Directions
Scan the listing below and copy every line holding "matplotlib".

##############################

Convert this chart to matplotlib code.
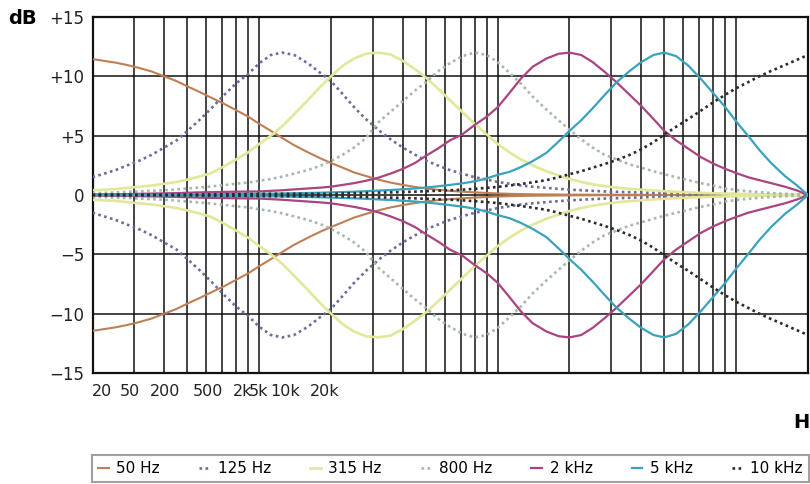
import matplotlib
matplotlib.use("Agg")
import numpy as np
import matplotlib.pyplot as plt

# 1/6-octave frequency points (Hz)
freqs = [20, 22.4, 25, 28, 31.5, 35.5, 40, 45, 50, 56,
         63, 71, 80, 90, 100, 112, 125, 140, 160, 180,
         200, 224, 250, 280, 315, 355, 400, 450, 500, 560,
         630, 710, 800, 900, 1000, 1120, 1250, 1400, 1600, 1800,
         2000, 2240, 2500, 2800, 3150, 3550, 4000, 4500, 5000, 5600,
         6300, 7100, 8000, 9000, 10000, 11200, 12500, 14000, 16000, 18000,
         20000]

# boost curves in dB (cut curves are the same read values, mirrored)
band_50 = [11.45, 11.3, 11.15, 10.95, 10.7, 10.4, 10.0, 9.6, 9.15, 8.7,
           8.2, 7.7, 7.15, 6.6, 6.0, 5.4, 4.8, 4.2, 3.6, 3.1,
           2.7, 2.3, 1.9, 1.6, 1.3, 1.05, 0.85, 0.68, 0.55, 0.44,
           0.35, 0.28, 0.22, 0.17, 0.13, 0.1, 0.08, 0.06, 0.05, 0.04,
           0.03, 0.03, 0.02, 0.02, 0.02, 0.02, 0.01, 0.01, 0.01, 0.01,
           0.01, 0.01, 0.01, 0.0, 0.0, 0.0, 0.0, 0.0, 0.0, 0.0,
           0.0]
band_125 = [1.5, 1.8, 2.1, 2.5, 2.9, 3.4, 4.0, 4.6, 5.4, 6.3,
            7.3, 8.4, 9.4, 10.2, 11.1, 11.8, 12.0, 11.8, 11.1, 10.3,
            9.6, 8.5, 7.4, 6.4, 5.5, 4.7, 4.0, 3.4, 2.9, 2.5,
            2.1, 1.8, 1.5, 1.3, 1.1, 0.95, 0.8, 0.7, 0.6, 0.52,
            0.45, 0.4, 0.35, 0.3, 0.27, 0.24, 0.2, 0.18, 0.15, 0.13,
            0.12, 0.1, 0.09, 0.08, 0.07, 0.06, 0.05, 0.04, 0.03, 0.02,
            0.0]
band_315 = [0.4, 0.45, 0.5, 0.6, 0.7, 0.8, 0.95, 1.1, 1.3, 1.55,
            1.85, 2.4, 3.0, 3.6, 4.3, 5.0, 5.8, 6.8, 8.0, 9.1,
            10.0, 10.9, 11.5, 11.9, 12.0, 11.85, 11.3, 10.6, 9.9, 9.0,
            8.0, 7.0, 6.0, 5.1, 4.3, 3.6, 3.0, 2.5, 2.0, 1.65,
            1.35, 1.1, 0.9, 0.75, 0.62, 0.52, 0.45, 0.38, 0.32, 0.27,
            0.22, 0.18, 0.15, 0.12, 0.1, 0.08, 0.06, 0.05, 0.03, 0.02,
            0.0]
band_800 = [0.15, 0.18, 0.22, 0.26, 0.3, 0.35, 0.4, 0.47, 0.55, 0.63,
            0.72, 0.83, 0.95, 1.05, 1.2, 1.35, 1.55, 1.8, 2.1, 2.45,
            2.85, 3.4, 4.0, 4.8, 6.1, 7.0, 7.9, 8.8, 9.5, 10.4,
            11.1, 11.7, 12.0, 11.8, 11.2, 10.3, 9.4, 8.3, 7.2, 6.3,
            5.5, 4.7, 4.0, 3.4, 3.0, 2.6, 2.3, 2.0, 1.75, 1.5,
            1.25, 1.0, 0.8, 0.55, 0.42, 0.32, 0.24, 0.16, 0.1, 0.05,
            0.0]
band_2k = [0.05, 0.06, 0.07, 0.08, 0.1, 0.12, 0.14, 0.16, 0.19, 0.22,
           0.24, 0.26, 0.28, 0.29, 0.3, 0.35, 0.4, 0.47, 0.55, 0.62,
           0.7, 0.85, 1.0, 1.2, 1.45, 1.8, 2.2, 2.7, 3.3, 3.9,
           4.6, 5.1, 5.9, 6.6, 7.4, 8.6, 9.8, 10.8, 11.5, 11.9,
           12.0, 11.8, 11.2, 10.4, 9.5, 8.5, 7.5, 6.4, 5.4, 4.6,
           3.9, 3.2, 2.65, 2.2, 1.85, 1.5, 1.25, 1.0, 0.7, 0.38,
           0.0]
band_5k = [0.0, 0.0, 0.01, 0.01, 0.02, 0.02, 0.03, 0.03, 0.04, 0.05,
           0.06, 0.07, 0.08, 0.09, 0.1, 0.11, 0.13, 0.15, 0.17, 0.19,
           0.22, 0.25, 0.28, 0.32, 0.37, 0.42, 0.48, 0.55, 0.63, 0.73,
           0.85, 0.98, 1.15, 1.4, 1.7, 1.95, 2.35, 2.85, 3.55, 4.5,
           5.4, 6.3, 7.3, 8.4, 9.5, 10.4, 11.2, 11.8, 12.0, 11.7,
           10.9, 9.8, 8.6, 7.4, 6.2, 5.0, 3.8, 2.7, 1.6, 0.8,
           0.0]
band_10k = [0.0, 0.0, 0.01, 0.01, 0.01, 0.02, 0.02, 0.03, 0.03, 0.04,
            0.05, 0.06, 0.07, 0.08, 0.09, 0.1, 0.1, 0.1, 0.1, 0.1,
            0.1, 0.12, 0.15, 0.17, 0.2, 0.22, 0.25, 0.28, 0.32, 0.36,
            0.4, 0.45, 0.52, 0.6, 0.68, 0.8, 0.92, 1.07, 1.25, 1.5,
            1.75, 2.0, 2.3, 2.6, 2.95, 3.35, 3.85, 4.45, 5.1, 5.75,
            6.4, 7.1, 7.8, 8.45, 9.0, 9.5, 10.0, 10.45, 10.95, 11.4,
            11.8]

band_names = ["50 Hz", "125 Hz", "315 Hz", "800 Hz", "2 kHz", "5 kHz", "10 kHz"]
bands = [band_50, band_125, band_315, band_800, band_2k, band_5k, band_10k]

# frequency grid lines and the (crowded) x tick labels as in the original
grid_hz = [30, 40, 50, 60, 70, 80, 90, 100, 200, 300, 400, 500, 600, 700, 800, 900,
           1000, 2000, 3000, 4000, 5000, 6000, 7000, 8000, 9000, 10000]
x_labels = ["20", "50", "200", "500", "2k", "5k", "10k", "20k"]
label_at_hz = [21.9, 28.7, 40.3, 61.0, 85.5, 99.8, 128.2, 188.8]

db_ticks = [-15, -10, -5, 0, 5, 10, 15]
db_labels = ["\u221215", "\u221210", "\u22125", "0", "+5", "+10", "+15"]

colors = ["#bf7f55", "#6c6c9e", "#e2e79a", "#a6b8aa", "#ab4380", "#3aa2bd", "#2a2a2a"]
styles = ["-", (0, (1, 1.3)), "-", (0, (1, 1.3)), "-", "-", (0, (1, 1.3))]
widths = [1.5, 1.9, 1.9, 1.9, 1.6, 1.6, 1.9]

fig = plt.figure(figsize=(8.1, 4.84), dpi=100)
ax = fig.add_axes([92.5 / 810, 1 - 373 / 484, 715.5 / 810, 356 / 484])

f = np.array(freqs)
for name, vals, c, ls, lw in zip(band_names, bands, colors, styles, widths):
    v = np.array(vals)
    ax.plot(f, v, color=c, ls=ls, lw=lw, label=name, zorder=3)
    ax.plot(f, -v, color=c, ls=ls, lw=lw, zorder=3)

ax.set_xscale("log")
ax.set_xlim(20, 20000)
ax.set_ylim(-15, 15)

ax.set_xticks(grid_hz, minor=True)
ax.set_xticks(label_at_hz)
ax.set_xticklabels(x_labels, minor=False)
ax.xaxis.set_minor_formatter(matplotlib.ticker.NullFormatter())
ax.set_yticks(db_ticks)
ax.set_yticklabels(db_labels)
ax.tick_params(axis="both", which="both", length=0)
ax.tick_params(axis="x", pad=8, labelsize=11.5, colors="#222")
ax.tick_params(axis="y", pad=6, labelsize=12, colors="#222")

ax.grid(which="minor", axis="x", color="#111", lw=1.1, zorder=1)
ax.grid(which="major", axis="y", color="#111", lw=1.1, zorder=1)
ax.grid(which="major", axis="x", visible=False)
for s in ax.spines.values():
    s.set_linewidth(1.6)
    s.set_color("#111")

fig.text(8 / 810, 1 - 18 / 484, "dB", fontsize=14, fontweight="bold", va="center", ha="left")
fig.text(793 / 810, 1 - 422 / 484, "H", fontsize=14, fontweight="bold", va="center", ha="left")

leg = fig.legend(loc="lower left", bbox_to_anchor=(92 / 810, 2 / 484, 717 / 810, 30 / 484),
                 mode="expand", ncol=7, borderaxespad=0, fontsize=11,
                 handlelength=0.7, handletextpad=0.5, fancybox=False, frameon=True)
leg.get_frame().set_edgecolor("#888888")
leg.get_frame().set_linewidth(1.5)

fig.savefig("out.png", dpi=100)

##############################

Finished task
Convert this chart to matplotlib code.
import matplotlib
matplotlib.use("Agg")
import matplotlib.pyplot as plt
ax.xaxis.set_minor_formatter(matplotlib.ticker.NullFormatter())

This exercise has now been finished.